Doubly robust off-policy evaluation with shrinkage
Yi Su · Maria Dimakopoulou · Akshay Krishnamurthy · Miro Dudik

Thu Jul 16 07:00 AM -- 07:45 AM & Thu Jul 16 08:00 PM -- 08:45 PM (PDT) @ None #None

We propose a new framework for designing estimators for off-policy evaluation in contextual bandits. Our approach is based on the asymptotically optimal doubly robust estimator, but we shrink the importance weights to minimize a bound on the mean squared error, which results in a better bias-variance tradeoff in finite samples. We use this optimization-based framework to obtain three estimators: (a) a weight-clipping estimator, (b) a new weight-shrinkage estimator, and (c) the first shrinkage-based estimator for combinatorial action sets.
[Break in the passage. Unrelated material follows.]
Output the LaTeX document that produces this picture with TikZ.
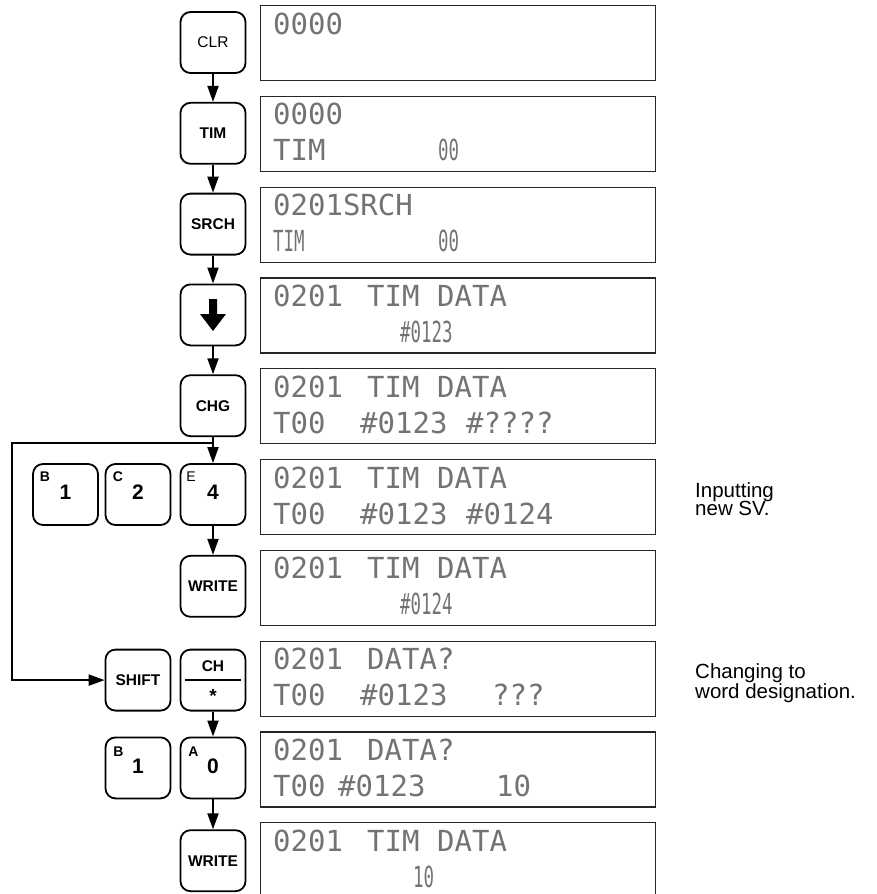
\documentclass[tikz,border=0pt]{standalone}
\usepackage{fontspec}
\setmainfont{Liberation Sans}
\newfontfamily\lcdfont{DejaVu Sans Mono}
\usetikzlibrary{arrows.meta}
\tikzset{
  key/.style={draw, line width=1.8pt, rounded corners=10pt, minimum width=65pt, minimum height=61pt, inner sep=0pt},
  disp/.style={draw=black!85, line width=1.2pt, minimum width=395pt, minimum height=75pt, inner sep=0pt, anchor=north west},
  lcd/.style={font=\lcdfont\fontsize{29}{29}\selectfont, text=black!55, inner sep=0pt, anchor=base west},
  narrow/.style={lcd, xscale=0.6},
  keylbl/.style={font=\bfseries\fontsize{15.5}{16}\selectfont, inner sep=0pt},
  keyreg/.style={font=\fontsize{15.5}{16}\selectfont, inner sep=0pt},
  digit/.style={font=\bfseries\fontsize{21}{22}\selectfont, inner sep=0pt},
  supb/.style={font=\bfseries\fontsize{14}{15}\selectfont, inner sep=0pt},
  supr/.style={font=\fontsize{14}{15}\selectfont, inner sep=0pt},
  conn/.style={line width=2pt, -{Triangle[length=16pt,width=11pt]}},
  note/.style={font=\fontsize{20.5}{18.7}\selectfont, align=left, anchor=north west, inner sep=0pt}
}
\begin{document}
\begin{tikzpicture}[x=1pt,y=-1pt]
\useasboundingbox (0,0) rectangle (876,894);
% displays
\node[disp] (d1) at (260,5) {};
\node[disp] (d2) at (260,95.8) {};
\node[disp] (d3) at (260,186.6) {};
\node[disp] (d4) at (260,277.4) {};
\node[disp] (d5) at (260,368.2) {};
\node[disp] (d6) at (260,459) {};
\node[disp] (d7) at (260,549.8) {};
\node[disp] (d8) at (260,640.6) {};
\node[disp] (d9) at (260,731.4) {};
\node[disp] (d10) at (260,822.2) {};
% display texts
\node[lcd] (t1a) at (273,34) {0000};
\node[lcd] (t2a) at (273,124.8) {0000};
\node[lcd] (t2b) at (273,160.8) {TIM};
\node[narrow] (t2c) at (438,160.8) {00};
\node[lcd] (t3a) at (273,215.6) {0201SRCH};
\node[narrow] (t3b) at (273,251.6) {TIM};
\node[narrow] (t3c) at (438,251.6) {00};
\node[lcd] (t4a) at (273,306.4) {0201};
\node[lcd] (t4b) at (367,306.4) {TIM};
\node[lcd] (t4c) at (437,306.4) {DATA};
\node[narrow] (t4d) at (400,342.4) {\#0123};
\node[lcd] (t5a) at (273,397.2) {0201};
\node[lcd] (t5b) at (367,397.2) {TIM};
\node[lcd] (t5c) at (437,397.2) {DATA};
\node[lcd] (t5d) at (273,433.2) {T00};
\node[lcd] (t5e) at (360,433.2) {\#0123};
\node[lcd] (t5f) at (466,433.2) {\#????};
\node[lcd] (t6a) at (273,488) {0201};
\node[lcd] (t6b) at (367,488) {TIM};
\node[lcd] (t6c) at (437,488) {DATA};
\node[lcd] (t6d) at (273,524) {T00};
\node[lcd] (t6e) at (360,524) {\#0123};
\node[lcd] (t6f) at (466,524) {\#0124};
\node[lcd] (t7a) at (273,578.8) {0201};
\node[lcd] (t7b) at (367,578.8) {TIM};
\node[lcd] (t7c) at (437,578.8) {DATA};
\node[narrow] (t7d) at (400,614.8) {\#0124};
\node[lcd] (t8a) at (273,669.6) {0201};
\node[lcd] (t8b) at (367,669.6) {DATA?};
\node[lcd] (t8d) at (273,705.6) {T00};
\node[lcd] (t8e) at (360,705.6) {\#0123};
\node[lcd] (t8f) at (492,705.6) {???};
\node[lcd] (t9a) at (273,760.4) {0201};
\node[lcd] (t9b) at (367,760.4) {DATA?};
\node[lcd] (t9d) at (273,796.4) {T00};
\node[lcd] (t9e) at (338,796.4) {\#0123};
\node[lcd] (t9f) at (496,796.4) {10};
\node[lcd] (t10a) at (273,851.2) {0201};
\node[lcd] (t10b) at (367,851.2) {TIM};
\node[lcd] (t10c) at (437,851.2) {DATA};
\node[narrow] (t10d) at (413,887.2) {10};
% keys
\node[key, keyreg] (clr) at (213,42.5) {CLR};
\node[key, keylbl] (tim) at (213,133.3) {TIM};
\node[key, keylbl] (srch) at (213,224.1) {SRCH};
\node[key] (down) at (213,314.9) {};
\fill (209,299) -- (217,299) -- (217,314) -- (226,314) -- (213,331) -- (200,314) -- (209,314) -- cycle;
\node[key, keylbl] (chg) at (213,405.7) {CHG};
% row 6
\node[key] (k1a) at (65.5,494.5) {};
\node[digit] (k1ad) at (65.5,492) {1};
\node[supb] (k1as) at (45,476.5) {B};
\node[key] (k2) at (138,494.5) {};
\node[digit] (k2d) at (138,492) {2};
\node[supb] (k2s) at (118,476.5) {C};
\node[key] (k4) at (213,494.5) {};
\node[digit] (k4d) at (213,492) {4};
\node[supr] (k4s) at (191,476.5) {E};
\node[key, keylbl] (wr1) at (213,586.3) {WRITE};
% row 8
\node[key, keylbl] (shift) at (138,680.1) {SHIFT};
\node[key] (ch) at (213,680.1) {};
\node[keylbl] (chl) at (213,666.6) {CH};
\draw[line width=1.6pt] (185,680.1) -- (241,680.1);
\node[font=\bfseries\fontsize{19}{19}\selectfont, anchor=base, inner sep=0pt] (chs) at (213,702) {*};
% row 9
\node[key] (k1b) at (138,767.9) {};
\node[digit] (k1bd) at (138,765.9) {1};
\node[supb] (k1bs) at (118.5,751.4) {B};
\node[key] (k0) at (213,767.9) {};
\node[digit] (k0d) at (213,765.9) {0};
\node[supb] (k0s) at (193.5,751.4) {A};
\node[key, keylbl] (wr2) at (213,860.7) {WRITE};
% connectors
\draw[conn] (clr) -- (tim);
\draw[conn] (tim) -- (srch);
\draw[conn] (srch) -- (down);
\draw[conn] (down) -- (chg);
\draw[conn] (chg) -- (k4);
\draw[conn] (k4) -- (wr1);
\coordinate (j) at (213,443);
\coordinate (jl) at (12,443);
\draw[conn] (j) -- (jl) |- (shift);
\draw[conn] (ch) -- (k0);
\draw[conn] (k0) -- (wr2);
% notes
\node[note] (n1) at (695,482) {Inputting\\new SV.};
\node[note] (n2) at (695,663) {Changing to\\word designation.};
\end{tikzpicture}
\end{document}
Extensive experiments in both standard and combinatorial bandit benchmark problems show that our estimators are highly adaptive and typically outperform state-of-the-art methods.

Author Information

Yi Su (Cornell University)
Maria Dimakopoulou (Stanford University)
Akshay Krishnamurthy (Microsoft Research)
Miro Dudik (Microsoft Research)
Miro Dudik

Miroslav Dudík is a Senior Principal Researcher in machine learning at Microsoft Research, NYC. His research focuses on combining theoretical and applied aspects of machine learning, statistics, convex optimization, and algorithms. Most recently he has worked on contextual bandits, reinforcement learning, and algorithmic fairness. He received his PhD from Princeton in 2007. He is a co-creator of the Fairlearn toolkit for assessing and improving the fairness of machine learning models and of the Maxentpackage for modeling species distributions, which is used by biologists around the world to design national parks, model the impacts of climate change, and discover new species.